We may or may not get more of this idea in Acts, but I think there's reason to believe that the early believers saw themselves as part of a divine plan to save everyone -- kind of like one of those Star Trek episodes where the crew of the Enterprise has to prove to some alien race that humans are worth keeping around. There's nothing new under the sun.
But what does this new community look like? Luke tells us, actually: "They devoted themselves to the apostles’ teaching and fellowship, to the breaking of bread and the prayers." This, too, is a Church of Christ mainstay, only we seem to interpret as a fragment of a 1st-century church bulletin: "Apostles' teaching" is preaching, "fellowship" (the word in Greek has financial overtones) is the offering, "breaking of bread" is communion, and "the prayers" means that somebody (and by "somebody" we meant a man) prayed over each of these stages. There was an opening prayer, an offering prayer, a communion prayer, a prayer before (and sometimes after) the sermon, and a prayer to cover the awkwardness of no one coming up for the invitation, which may or may not have doubled as a closing prayer.
Things aren't quite like that at our church today, for some good reasons and some bad ones, and I'm obviously poking a little fun. The gist is that I grew up thinking that Acts 2:42 describes things that we have to do on Sunday in order to get church right.
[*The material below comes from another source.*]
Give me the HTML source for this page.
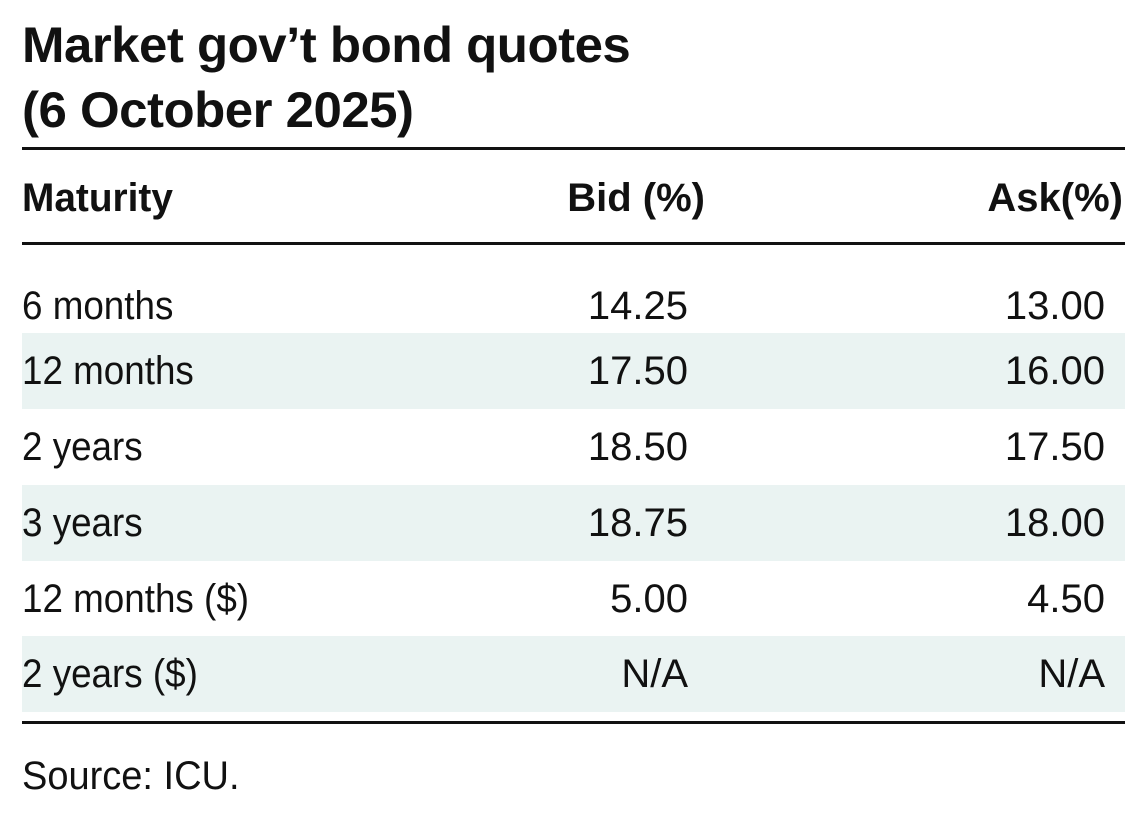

I think this misses the point, especially if we take a closer look at the rest of this chapter of Acts, which describes them sharing their resources (holding all things in common, in fact), especially food, and spending time together.
Where the New Testament describes the assembly, they're eating, sharing, and making decisions together. In fact, the only time one of the words commonly translated as "worship" gets used to describe the assembly, it's an unbeliever doing the worshiping (specifically, falling prostrate in response to the open prophesying of the gathered community).
In a way, Acts 2 is Luke's version of, or extended commentary on, the Great Commission: "...make disciples of all nations..." -- check -- "...baptizing in the name of the Father, Son and Holy Spirit..." -- check -- "...and teaching them to do all I have commanded" -- check. Simply put, there's no way, textually, that we can make Acts 2:42 something different from 2:43-47.
To say they devoted themselves to the apostles' teaching is to say that they were committed to doing the things the apostles taught them. These are things the apostles learned from Jesus, so we can see this latter part of Acts 2 not only as unpacking of of 2:42 but also as an earnest attempt by the post-Pentecost community to keep Jesus's commandments. It's not exhaustive, certainly, but it is instructive.
"Fellowship," then, means more than taking an offering; it means a deeper level of sharing than, say, 10% of one's income. This was not compulsory (my conservative friends can rest easy that this is not a defense of state socialism) but neither was it rugged individualism or mere "charity" (a very good word that has taken a lexicographical beating, but that's for another day).
The most basic sharing was the "breaking of bread." This has eucharistic overtones, of course, especially by the time Luke and Acts are being put into somewhat final form, but we cannot limit this to the eucharistic rite itself. They ate together, as a means of sharing each other's company but also a means of sharing their food. Luke will have more say about this in upcoming chapters, so I won't belabor the point, but: they shared their stuff.
Finally, "the prayers" included (without necessarily being limited to) the singing or chanting of the Psalms, something that would have been familiar to them from the synagogue tradition. A communal act. Common prayer. The analog in our day would not be merely the utterance of a prayer in front of the congregation by a male representative, but singing songs together. You know, since we don't chant psalms.
[Should we? I don't know. Some early Calvinist groups famously (or notoriously) forbade the singing of anything but psalms in their assemblies. In our day, it might be an interesting way to re-school ourselves in Biblical language, a check against the vapidity of Jesus-and-me evangelicalism. At any rate, I think those responsible for writing and selecting songs for the assembly should take much greater care in attending to the lyrics, to the words they are putting in the mouths of the worshiping community. If the answer to "What language can I borrow?" is "80s love songs," perhaps we're missing something. Not that I'm prejudiced; some of my best friends are 80s love songs.]
So: we are baptized into a particular kind of community with particular practices. It's less a metaphysical transaction than initiation into a people. I do enjoy the symbolism of baptism, of death and rebirth, of the cleansing waters. We're baptized "in the name of the Father, Son, and the Holy Spirit," the meaning of which is not, if I'm honest, immediately apparent. It's a nod to the Trinity, sure, but I suspect we're missing something here, some original context that might well be unrecoverable. If the passage where this phrase occurs is an interpolation of a later baptismal formula, which I find plausible, then any "original meaning" was lost before the words got put into Jesus' mouth.
What I like to think it means, which I'm not sure is supportable by the text itself but is at least consistent with the ecclesiology of the book of Ephesians, is that we are baptized into the name of the Father, the Son, and the Holy Spirit, that we are immersed in the divine Name, swimming in the eternal Logos, bouyed by the amniotic waters of the Spirit from before time began. That we breathe the very breath of God and become the Body of Christ.
And maybe -- just so they don't take themselves too seriously -- we should give the newly baptized a bag of hammers.